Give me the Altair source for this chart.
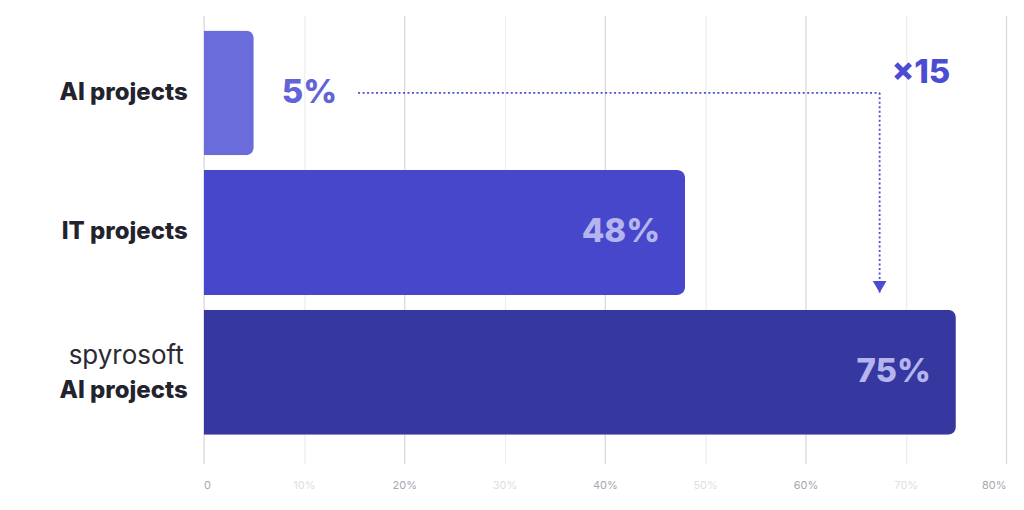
import altair as alt
import pandas as pd

# ---- data ----
categories = ["AI projects", "IT projects", "spyrosoft AI projects"]
values = [5, 48, 75]
bar_colors = ["#6b6cdb", "#4647cb", "#3638a0"]
value_labels = ["5%", "48%", "75%"]
inside = [False, True, True]
main_labels = ["AI projects", "IT projects", "AI projects"]
brand_label = "spyrosoft"

arrow_start = 15.4
arrow_end = 67.4
multiplier_text = "×15"
multiplier_x = 68.6

tick_values = [0, 10, 20, 30, 40, 50, 60, 70, 80]

df = pd.DataFrame({
    "cat": categories,
    "value": values,
    "color": bar_colors,
    "vlabel": value_labels,
    "inside": inside,
    "label": main_labels,
})

FONT = "Inter"

y_scale = alt.Scale(domain=categories, paddingInner=0.107, paddingOuter=0.157, align=0.34)
x_scale = alt.Scale(domain=[0, 80], nice=False)

x_axis = alt.Axis(
    values=tick_values,
    title=None,
    domain=False,
    ticks=False,
    labelExpr="datum.value == 0 ? '0' : datum.value + '%'",
    labelFont=FONT,
    labelFontSize=11,
    labelPadding=16,
    labelColor={"condition": {"test": "datum.value % 20 == 0", "value": "#a6a6b0"}, "value": "#dedee4"},
    gridColor={"condition": {"test": "datum.value % 20 == 0", "value": "#d6d6dc"}, "value": "#ededf1"},
    gridWidth=1.2,
)

base = alt.Chart(df)

bars = base.mark_bar(cornerRadiusEnd=8).encode(
    x=alt.X("value:Q", scale=x_scale, axis=x_axis),
    y=alt.Y("cat:N", scale=y_scale, axis=None),
    color=alt.Color("color:N", scale=None),
)

vals_in = base.transform_filter("datum.inside").mark_text(
    align="right", baseline="middle", dx=-25, font=FONT, fontSize=33,
    fontWeight=800, color="#b4b5ee",
).encode(x="value:Q", y=alt.Y("cat:N", scale=y_scale), text="vlabel:N")

vals_out = base.transform_filter("!datum.inside").mark_text(
    align="left", baseline="middle", dx=28, font=FONT, fontSize=33,
    fontWeight=800, color="#6163d6",
).encode(x="value:Q", y=alt.Y("cat:N", scale=y_scale), text="vlabel:N")

lab_main = base.transform_filter("datum.cat != 'spyrosoft AI projects'").mark_text(
    align="right", baseline="middle", dx=-16, font=FONT, fontSize=24,
    fontWeight=800, color="#23232e",
).encode(x=alt.datum(0), y=alt.Y("cat:N", scale=y_scale), text="label:N")

lab_third = base.transform_filter("datum.cat == 'spyrosoft AI projects'").mark_text(
    align="right", baseline="middle", dx=-16, dy=19, font=FONT, fontSize=24,
    fontWeight=800, color="#23232e",
).encode(x=alt.datum(0), y=alt.Y("cat:N", scale=y_scale), text="label:N")

brand_df = pd.DataFrame({"cat": [categories[2]], "label": [brand_label]})
lab_brand = alt.Chart(brand_df).mark_text(
    align="right", baseline="middle", dx=-20, dy=-16, font=FONT, fontSize=26,
    fontWeight="normal", color="#2a2a33",
).encode(x=alt.datum(0), y=alt.Y("cat:N", scale=y_scale), text="label:N")

ARROW = "#4b4cd2"
h_df = pd.DataFrame({"x": [arrow_start], "x2": [arrow_end], "cat": [categories[0]]})
h_rule = alt.Chart(h_df).mark_rule(color=ARROW, strokeWidth=1.8, strokeDash=[2, 2.5]).encode(
    x="x:Q", x2="x2:Q", y=alt.Y("cat:N", scale=y_scale)
)

v_df = pd.DataFrame({"x": [arrow_end], "from": [categories[0]], "to": [categories[1]]})
v_rule = alt.Chart(v_df).mark_rule(color=ARROW, strokeWidth=1.8, strokeDash=[2, 2.5]).encode(
    x="x:Q",
    y=alt.Y("from:N", scale=y_scale, bandPosition=0.5),
    y2=alt.Y2("to:N", bandPosition=1),
)

head = alt.Chart(v_df).mark_point(
    shape="triangle-down", filled=True, color=ARROW, size=190, opacity=1, yOffset=-8
).encode(x="x:Q", y=alt.Y("to:N", scale=y_scale, bandPosition=1))

m_df = pd.DataFrame({"x": [multiplier_x], "cat": [categories[0]], "t": [multiplier_text]})
mult = alt.Chart(m_df).mark_text(
    align="left", baseline="middle", dy=-20, font=FONT, fontSize=33,
    fontWeight=800, color="#4b4cd2",
).encode(x="x:Q", y=alt.Y("cat:N", scale=y_scale), text="t:N")

chart = alt.layer(
    bars, vals_in, vals_out, lab_main, lab_third, lab_brand, h_rule, v_rule, head, mult
).properties(
    width=804,
    height=449,
    padding={"left": 196, "top": 7, "right": 10, "bottom": 38},
    autosize=alt.AutoSizeParams(type="none"),
    background="white",
).configure_view(stroke=None)

chart.save("out.html", embed_options={"renderer": "svg", "actions": False})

--------

• [YOUR TASK]: Omit the pictures and reproduce the listing exactly.

• [OUTPUT]:
Give me the Altair source for this chart.
import altair as alt
import pandas as pd

# ---- data ----
categories = ["AI projects", "IT projects", "spyrosoft AI projects"]
values = [5, 48, 75]
bar_colors = ["#6b6cdb", "#4647cb", "#3638a0"]
value_labels = ["5%", "48%", "75%"]
inside = [False, True, True]
main_labels = ["AI projects", "IT projects", "AI projects"]
brand_label = "spyrosoft"

arrow_start = 15.4
arrow_end = 67.4
multiplier_text = "×15"
multiplier_x = 68.6

tick_values = [0, 10, 20, 30, 40, 50, 60, 70, 80]

df = pd.DataFrame({
    "cat": categories,
    "value": values,
    "color": bar_colors,
    "vlabel": value_labels,
    "inside": inside,
    "label": main_labels,
})

FONT = "Inter"

y_scale = alt.Scale(domain=categories, paddingInner=0.107, paddingOuter=0.157, align=0.34)
x_scale = alt.Scale(domain=[0, 80], nice=False)

x_axis = alt.Axis(
    values=tick_values,
    title=None,
    domain=False,
    ticks=False,
    labelExpr="datum.value == 0 ? '0' : datum.value + '%'",
    labelFont=FONT,
    labelFontSize=11,
    labelPadding=16,
    labelColor={"condition": {"test": "datum.value % 20 == 0", "value": "#a6a6b0"}, "value": "#dedee4"},
    gridColor={"condition": {"test": "datum.value % 20 == 0", "value": "#d6d6dc"}, "value": "#ededf1"},
    gridWidth=1.2,
)

base = alt.Chart(df)

bars = base.mark_bar(cornerRadiusEnd=8).encode(
    x=alt.X("value:Q", scale=x_scale, axis=x_axis),
    y=alt.Y("cat:N", scale=y_scale, axis=None),
    color=alt.Color("color:N", scale=None),
)

vals_in = base.transform_filter("datum.inside").mark_text(
    align="right", baseline="middle", dx=-25, font=FONT, fontSize=33,
    fontWeight=800, color="#b4b5ee",
).encode(x="value:Q", y=alt.Y("cat:N", scale=y_scale), text="vlabel:N")

vals_out = base.transform_filter("!datum.inside").mark_text(
    align="left", baseline="middle", dx=28, font=FONT, fontSize=33,
    fontWeight=800, color="#6163d6",
).encode(x="value:Q", y=alt.Y("cat:N", scale=y_scale), text="vlabel:N")

lab_main = base.transform_filter("datum.cat != 'spyrosoft AI projects'").mark_text(
    align="right", baseline="middle", dx=-16, font=FONT, fontSize=24,
    fontWeight=800, color="#23232e",
).encode(x=alt.datum(0), y=alt.Y("cat:N", scale=y_scale), text="label:N")

lab_third = base.transform_filter("datum.cat == 'spyrosoft AI projects'").mark_text(
    align="right", baseline="middle", dx=-16, dy=19, font=FONT, fontSize=24,
    fontWeight=800, color="#23232e",
).encode(x=alt.datum(0), y=alt.Y("cat:N", scale=y_scale), text="label:N")

brand_df = pd.DataFrame({"cat": [categories[2]], "label": [brand_label]})
lab_brand = alt.Chart(brand_df).mark_text(
    align="right", baseline="middle", dx=-20, dy=-16, font=FONT, fontSize=26,
    fontWeight="normal", color="#2a2a33",
).encode(x=alt.datum(0), y=alt.Y("cat:N", scale=y_scale), text="label:N")

ARROW = "#4b4cd2"
h_df = pd.DataFrame({"x": [arrow_start], "x2": [arrow_end], "cat": [categories[0]]})
h_rule = alt.Chart(h_df).mark_rule(color=ARROW, strokeWidth=1.8, strokeDash=[2, 2.5]).encode(
    x="x:Q", x2="x2:Q", y=alt.Y("cat:N", scale=y_scale)
)

v_df = pd.DataFrame({"x": [arrow_end], "from": [categories[0]], "to": [categories[1]]})
v_rule = alt.Chart(v_df).mark_rule(color=ARROW, strokeWidth=1.8, strokeDash=[2, 2.5]).encode(
    x="x:Q",
    y=alt.Y("from:N", scale=y_scale, bandPosition=0.5),
    y2=alt.Y2("to:N", bandPosition=1),
)

head = alt.Chart(v_df).mark_point(
    shape="triangle-down", filled=True, color=ARROW, size=190, opacity=1, yOffset=-8
).encode(x="x:Q", y=alt.Y("to:N", scale=y_scale, bandPosition=1))

m_df = pd.DataFrame({"x": [multiplier_x], "cat": [categories[0]], "t": [multiplier_text]})
mult = alt.Chart(m_df).mark_text(
    align="left", baseline="middle", dy=-20, font=FONT, fontSize=33,
    fontWeight=800, color="#4b4cd2",
).encode(x="x:Q", y=alt.Y("cat:N", scale=y_scale), text="t:N")

chart = alt.layer(
    bars, vals_in, vals_out, lab_main, lab_third, lab_brand, h_rule, v_rule, head, mult
).properties(
    width=804,
    height=449,
    padding={"left": 196, "top": 7, "right": 10, "bottom": 38},
    autosize=alt.AutoSizeParams(type="none"),
    background="white",
).configure_view(stroke=None)

chart.save("out.html", embed_options={"renderer": "svg", "actions": False})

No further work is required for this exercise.